Przez ostatnie miesiące dziewiątka młodych studentów pod okiem swoich tutorów nawiązała w kilku przypadkach naprawdę mocne relacje. Wspólne spotkania raz w tygodniu to wymóg jeśli chodzi o udział w AP, jednak nikt w tym środowisku nie traktuje tych zajęć jako obowiązek. To czysta przyjemność. – To także budowanie więzi oraz poczucia odpowiedzialności i pracy w zespole – dodaje Patryk Kaszuba. Oprócz wspomnianych już cotygodniowych spotkań, dzieci brały udział w kolegialnych wydarzeniach, następną edycję Akademii Przyszłości rozpoczynając i kończąc w murach wyższych uczelni. Ma to być natchnienie na przyszłość, również tą naukową.
Atrakcyjnym punktem projektu, jest tzw. Fotel Prezesa. Dzieci w asyście swoich wolontariuszy odwiedzają znanych ludzi w lokalnym środowisku. Po ubiegłorocznej wizycie w gabinecie burmistrza Romana Piaśnika przyszła pora na odwiedziny w firmie Boltech i bezpośrednio u jej prezesa Józefa Sareckiego, który zadbał o dodatkowe atrakcje.

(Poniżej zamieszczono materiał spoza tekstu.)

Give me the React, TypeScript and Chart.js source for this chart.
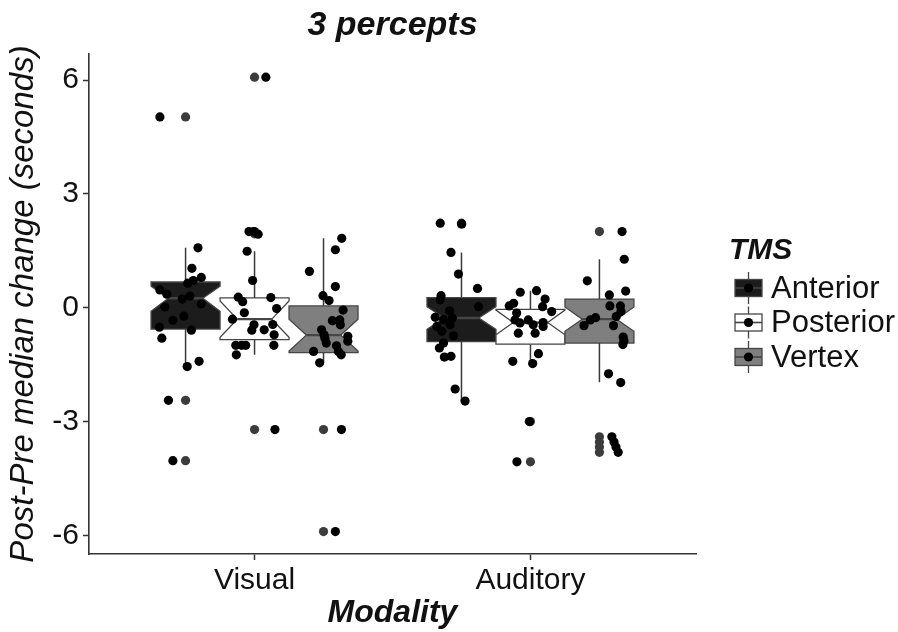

Koniec 15. edycji Akademii Przyszłości jest też równoznaczny z początkiem kolejnej, 16. edycji. O ile dzieci zgodnie ze szkolnym kalendarzem mają wakacje, o tyle rozpoczął się gorący czas dla koordynatorów projektu. Wszystko przez rekrutację wolontariuszy, którzy już od października rozpoczną następną „bitwę” o marzenia swoich podopiecznych. Trwa nabór do drużyny SuperW. Szczegóły związane z pracą tutora i wymagania stawiane wolontariuszom dostępne są pod adresem: https://akademiaprzyszlosci.org.pl/strefa-tutora.
– Na zakończenie, pragnę wszystkim serdecznie podziękować nie tylko za pracę włożoną w nasze kolegium, ale również i za serce. Podziękowania kieruję też w stronę wszystkich firm i instytucji, dzięki którym mogliśmy uatrakcyjnić naszą działalność – podkreśla Patryk Kaszuba.
W kończącej się 15. edycji Akademii Przyszłości udział wzięło 2300 dzieci. Szkoły wskazują najsłabszych uczniów, a „Systemowe Motywatory Zmiany” sprawiają, że podopieczni AP mają być przygotowani do dorosłego życia. Nie zmienia się ich świata, nie usuwa się im przeszkód z drogi, tylko uczy, jak sobie w tym świecie radzić.